Ainsi, le camp d’Omarska, situé dans la région de Prijedor, au nord du pays, où vivait avant la guerre une majorité de musulmans, est aujourd’hui une usine appartenant à Arcelor Mittal, le leader de la décarbonation de l'acier. La production de l'entreprise se fait à l'endroit même où plus de 6'000 personnes ont été détenues et torturées dans des conditions atroces par les forces serbes. Et il n’existe pas de mémorial pour les 700 victimes qui y ont été tuées. Le camps de Keraterm, dans la même région, est lui aussi redevenu un lieu de manufacture.

Entre mai et novembre 1992, l’école du village de Tropolje, toujours au nord du pays, fut transformée par les Serbes de Bosnie en camp de concentration où furent enfermés au total environ 30'000 Bosniaques et Croates. Un monument y a bien été érigé, mais il est paradoxalement exclusivement destiné aux combattants serbes qui ont «donné leur vie pour la fondation de la République serbe de Bosnie».

Dans cette région où furent commis les plus importants massacres après celui de Srebrenica, seul le village de Kozarac possède un monument commémoratif érigé en 2010 en mémoire des 1'226 victimes mortes entre 1992 et 1995. C’est à ce jour le seul monument dédié aux victimes non serbes autorisé par les autorités de la République Serbe de Bosnie sur leur territoire avec celui de Potočari près de Srebrenica.

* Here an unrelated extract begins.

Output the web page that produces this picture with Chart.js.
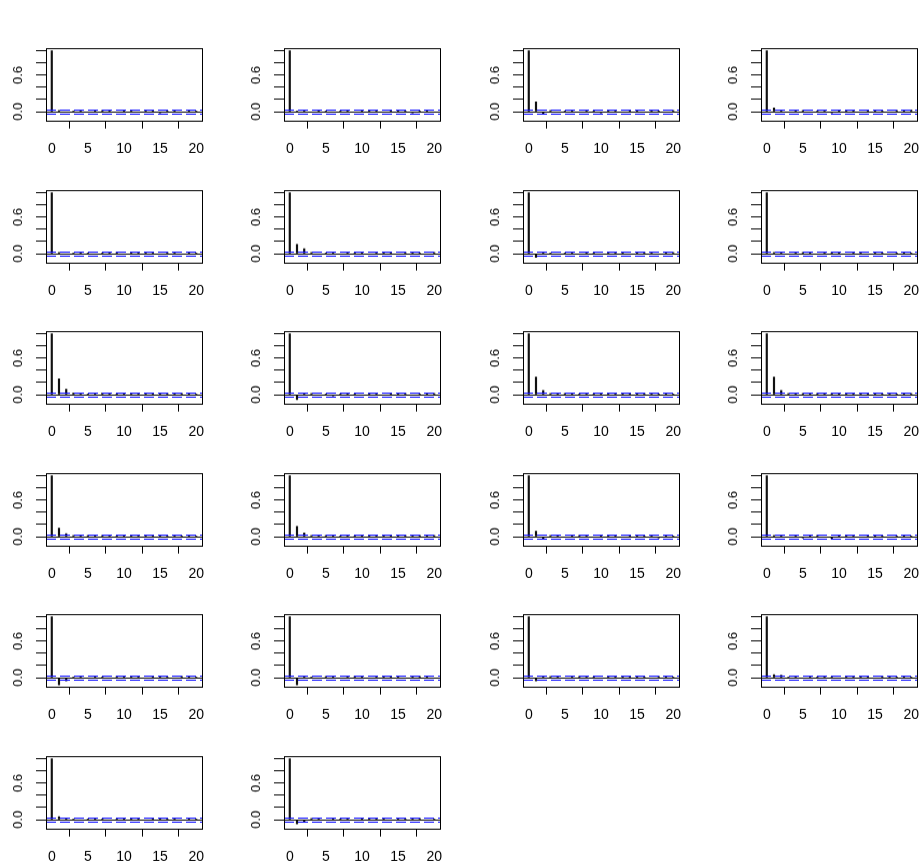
<!DOCTYPE html>
<html>
<head>
<meta charset="utf-8">
<script src="https://cdn.jsdelivr.net/npm/chart.js@4.4.1/dist/chart.umd.min.js"></script>
<style>
  body { margin: 0; background: #fff; width: 923px; height: 861px; position: relative; overflow: hidden; }
  canvas.panel { position: absolute; }
</style>
</head>
<body>
<script>
// lags and axis ticks
const lags = [0, 1, 2, 3, 4, 5, 6, 7, 8, 9, 10, 11, 12, 13, 14, 15, 16, 17, 18, 19, 20];
const xTicks = [0, 5, 10, 15, 20];
const yTicks = [0, 0.2, 0.4, 0.6, 0.8, 1.0];
const yShown = [0, 0.6];
const clim = 0.04; // 95% band

// acf per panel (row by row)
const acf01 = [1, 0.02, -0.01, 0.01, 0.02, -0.01, 0.01, 0.02, 0.01, -0.01, 0.02, 0.01, -0.01, 0.01, 0.02, -0.02, 0.01, 0.01, -0.01, 0.02, 0.01];
const acf02 = [1, 0.01, 0.02, -0.01, 0.01, 0.01, -0.01, 0.01, 0.02, -0.01, 0.01, 0.01, 0.02, -0.01, 0.01, 0.02, 0.01, -0.02, 0.01, 0.01, -0.01];
const acf03 = [1, 0.16, -0.04, 0.02, -0.01, 0.01, 0.01, -0.01, 0.02, 0.01, -0.02, 0.01, 0.02, -0.01, 0.01, 0.01, -0.01, 0.02, 0.01, -0.01, 0.02];
const acf04 = [1, 0.06, 0.02, -0.01, 0.01, 0.02, -0.01, 0.01, 0.01, -0.02, 0.01, 0.02, 0.01, -0.01, 0.02, 0.01, 0.01, -0.01, 0.02, 0.01, 0.03];
const acf05 = [1, 0.02, -0.01, 0.01, 0.02, 0.01, -0.01, 0.01, 0.01, 0.02, -0.01, 0.01, 0.02, 0.01, 0.01, -0.01, 0.02, 0.01, -0.01, 0.02, 0.01];
const acf06 = [1, 0.15, 0.08, 0.02, -0.01, 0.01, 0.02, -0.01, 0.01, 0.01, 0.02, -0.01, 0.01, 0.02, 0.01, -0.01, 0.02, 0.01, 0.01, -0.01, 0.02];
const acf07 = [1, -0.06, 0.02, 0.01, -0.01, 0.01, 0.01, -0.01, 0.02, 0.01, -0.01, 0.01, 0.02, 0.01, -0.01, 0.01, 0.02, 0.01, -0.01, 0.01, 0.02];
const acf08 = [1, 0.02, 0.01, -0.01, 0.01, 0.02, 0.01, -0.01, 0.01, 0.02, 0.01, -0.01, 0.01, 0.01, -0.01, 0.02, 0.01, -0.01, 0.01, 0.02, 0.01];
const acf09 = [1, 0.26, 0.09, 0.03, 0.02, 0.01, 0.02, 0.03, 0.02, 0.01, 0.02, 0.03, 0.02, 0.01, 0.02, 0.01, 0.02, 0.01, 0.02, 0.02, 0.01];
const acf10 = [1, -0.08, 0.01, 0.02, -0.01, 0.01, -0.02, 0.01, 0.02, 0.01, -0.01, 0.01, 0.02, -0.01, 0.01, 0.01, 0.02, -0.01, 0.01, 0.01, 0.02];
const acf11 = [1, 0.29, 0.07, 0.02, 0.01, 0.02, 0.01, 0.01, 0.02, 0.01, 0.01, 0.02, 0.01, 0.01, 0.02, 0.01, 0.02, 0.01, 0.01, 0.02, 0.01];
const acf12 = [1, 0.29, 0.07, 0.02, 0.01, 0.02, 0.01, 0.02, 0.01, 0.02, 0.01, 0.01, 0.02, 0.01, 0.02, 0.01, 0.01, 0.02, 0.01, 0.01, 0.02];
const acf13 = [1, 0.14, 0.05, 0.02, 0.01, 0.02, 0.01, 0.02, 0.03, 0.01, 0.02, 0.01, 0.02, 0.01, 0.01, 0.02, 0.01, 0.02, 0.01, 0.02, 0.01];
const acf14 = [1, 0.17, 0.06, 0.02, 0.01, 0.02, 0.01, 0.01, 0.02, 0.01, 0.01, 0.02, 0.01, 0.01, 0.02, 0.01, 0.02, 0.03, 0.02, 0.03, 0.02];
const acf15 = [1, 0.09, -0.03, 0.02, 0.01, -0.01, 0.01, 0.02, 0.01, -0.01, 0.01, 0.01, 0.02, -0.01, 0.01, 0.02, 0.01, 0.01, -0.02, 0.01, 0.01];
const acf16 = [1, 0.02, 0.01, -0.01, 0.01, -0.02, 0.01, 0.02, -0.01, -0.03, 0.01, 0.02, 0.01, -0.01, 0.01, 0.02, 0.01, -0.01, 0.01, 0.02, 0.01];
const acf17 = [1, -0.12, -0.05, 0.01, 0.02, -0.01, 0.01, 0.01, -0.01, 0.02, 0.01, 0.02, 0.01, -0.01, 0.02, 0.01, 0.01, -0.01, 0.02, 0.01, 0.01];
const acf18 = [1, -0.12, 0.02, 0.01, -0.01, 0.02, 0.01, -0.01, 0.01, 0.02, 0.01, -0.01, 0.01, 0.02, 0.01, 0.01, -0.01, 0.01, 0.02, 0.01, -0.01];
const acf19 = [1, -0.05, 0.01, 0.02, 0.01, -0.01, 0.01, 0.02, 0.01, 0.01, -0.01, 0.01, 0.02, 0.01, 0.01, 0.02, 0.01, -0.01, 0.02, 0.01, 0.01];
const acf20 = [1, 0.05, 0.04, 0.01, 0.02, -0.01, 0.01, 0.01, 0.02, 0.01, -0.01, 0.01, 0.02, 0.01, 0.01, -0.01, 0.02, 0.01, 0.01, 0.02, 0.01];
const acf21 = [1, 0.05, 0.02, 0.01, -0.01, 0.01, 0.02, 0.01, -0.01, 0.01, 0.02, 0.01, 0.01, -0.01, 0.02, 0.01, 0.01, 0.02, -0.01, 0.01, 0.01];
const acf22 = [1, -0.07, -0.03, 0.02, 0.01, -0.01, 0.02, 0.01, 0.01, -0.01, 0.01, 0.02, 0.01, 0.01, -0.01, 0.02, 0.01, 0.01, 0.02, -0.01, 0.01];

const panels = [acf01, acf02, acf03, acf04, acf05, acf06, acf07, acf08, acf09, acf10, acf11,
                acf12, acf13, acf14, acf15, acf16, acf17, acf18, acf19, acf20, acf21, acf22];

// grid geometry (plot box of each panel)
const colLeft = [46, 284, 523, 761];
const rowTop = [48, 190, 331, 473, 614, 756];
const boxW = 157, boxH = 72;
const padL = 46, padB = 42;

const xFont = { family: "'Liberation Sans', Arial, sans-serif", size: 14 };
const yFont = { family: "'Liberation Sans', Arial, sans-serif", size: 13 };

// zero line, dashed blue limits, box
const acfLines = {
  id: 'acfLines',
  afterDatasetsDraw(chart) {
    const { ctx, chartArea: a, scales: { y } } = chart;
    ctx.save();
    ctx.lineWidth = 1;
    const y0 = Math.round(y.getPixelForValue(0)) + 0.5;
    ctx.strokeStyle = '#000';
    ctx.beginPath(); ctx.moveTo(a.left, y0); ctx.lineTo(a.right, y0); ctx.stroke();
    ctx.strokeStyle = '#0000ff';
    ctx.setLineDash([10, 4]);
    [clim, -clim].forEach(v => {
      const yy = Math.round(y.getPixelForValue(v)) + 0.5;
      ctx.beginPath(); ctx.moveTo(a.left, yy); ctx.lineTo(a.right, yy); ctx.stroke();
    });
    ctx.setLineDash([]);
    ctx.strokeStyle = '#000';
    ctx.strokeRect(Math.round(a.left) + 0.5, Math.round(a.top) + 0.5,
                   Math.round(a.right - a.left), Math.round(a.bottom - a.top));
    ctx.restore();
  }
};

function makePanel(vals, i) {
  const r = Math.floor(i / 4), c = i % 4;
  const cv = document.createElement('canvas');
  cv.className = 'panel';
  cv.width = padL + boxW + 12;
  cv.height = 16 + boxH + padB;
  document.body.appendChild(cv);

  const chart = new Chart(cv.getContext('2d'), {
    type: 'bar',
    data: {
      datasets: [{
        data: lags.map((l, k) => ({ x: l, y: vals[k] })),
        backgroundColor: '#111',
        borderWidth: 0,
        barThickness: 1.5
      }]
    },
    options: {
      responsive: false,
      animation: false,
      layout: { autoPadding: false, padding: 0 },
      plugins: { legend: { display: false }, tooltip: { enabled: false } },
      scales: {
        x: {
          type: 'linear', min: -0.8, max: 20.8, offset: false,
          afterBuildTicks: s => { s.ticks = xTicks.map(v => ({ value: v })); },
          afterFit: s => { s.height = padB; },
          border: { display: false },
          grid: { drawOnChartArea: false, drawTicks: true, tickLength: 8, color: '#000' },
          ticks: { color: '#000', font: xFont, padding: 12, maxRotation: 0, autoSkip: false,
                   callback: v => String(v) }
        },
        y: {
          min: -0.145, max: 1.045,
          afterBuildTicks: s => { s.ticks = yTicks.map(v => ({ value: v })); },
          afterFit: s => { s.width = padL; },
          border: { display: false },
          grid: { drawOnChartArea: false, drawTicks: true, tickLength: 10, color: '#000' },
          ticks: { color: '#000', font: yFont, padding: 9, minRotation: 90, maxRotation: 90,
                   crossAlign: 'center', autoSkip: false,
                   callback: v => yShown.some(s => Math.abs(s - v) < 1e-9) ? v.toFixed(1) : '' }
        }
      }
    },
    plugins: [acfLines]
  });

  // grow the canvas so the plot box gets its size, then place it
  const a = chart.chartArea;
  chart.resize(cv.width + (boxW - (a.right - a.left)), cv.height + (boxH - (a.bottom - a.top)));
  const b = chart.chartArea;
  cv.style.left = (colLeft[c] - b.left) + 'px';
  cv.style.top = (rowTop[r] - b.top) + 'px';
}

panels.forEach(makePanel);
</script>
</body>
</html>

La Bosnie, entre fragilité et tensions persistantes

Un manque de reconnaissance et de lieux de mémoire qui, près de 30 ans après la fin de la guerre, rend difficile, pour ne pas dire impossible, tout rapprochement entre les deux entités du pays. Le processus de réconciliation nécessaire à la construction d’un Etat stable et unifié est encore entravé, depuis quelques années, par les théories révisionnistes de l’entité serbe de Bosnie. Ainsi, après avoir déjà réécrit partiellement l’histoire du siège de Sarajevo, les autorités de la Republika Srpska ont mandaté une commission dont le rapport, présenté en 2021, cherche à démontrer qu’il n’y a jamais eu de génocide à Srebrenica, contrairement aux conclusions du Tribunal pénal international. Le rapport affirme en outre que les forces serbes ont agi légitimement et respecté toutes les conventions de la guerre. Ainsi, ni le siège de Sarajevo, ni le génocide de Srebrenica ne sont aujourd’hui enseignés dans les écoles de la République serbe de Bosnie.

A cela s’ajoutent les nombreuses provocations de Milorad Dodik, l’homme fort de la Republika Srpska, qui revendique la sécession de cette dernière et récuse l’autorité du Haut-représentant international (OHR) imposé par la communauté internationale dans le cadre des accords de Dayton qui ont mis fin au conflit en 1995. En effet, afin de préserver l’unité de la Bosnie, Etat fragile et contre nature, le Haut-représentant (depuis 2021 l’Allemand Christian Schmidt) est chargé de faciliter le dialogue entre les différentes entités et groupes ethniques, et de prendre des décisions contraignantes. Bien que non élu par le peuple, il représente, de fait, le plus haut pouvoir politique du pays.

Or, depuis sa nomination en 2021, Milorad Dodik se livre à un véritable bras de fer avec l’OHR allemand, dont il refuse de reconnaître la légitimité. Le mois dernier, le Parlement de Republika Srpska a ainsi voté une loi qui rend inapplicables «à partir de maintenant» les décisions de la Cour constitutionnelle sur son territoire. Le 2 juillet, lors d’un discours menaçant, il annonçait le «renforcement des frontières intérieures de l’entité serbe de Bosnie», un référendum concernant le statut de cette dernière ainsi que de nouvelles mesures à l’automne pour «protéger la souveraineté des Serbes de Bosnie-Herzégovine et lutter pour leur survie». Autant de nouvelles étapes pour concrétiser ses plans séparatistes.

En décembre de cette année, cela fera 28 ans que les accords de Dayton mettant fin à la guerre en Bosnie-Herzégovine ont été signés. Dans les faits, rien ne semble avoir été réglé et toute réconciliation semble illusoire.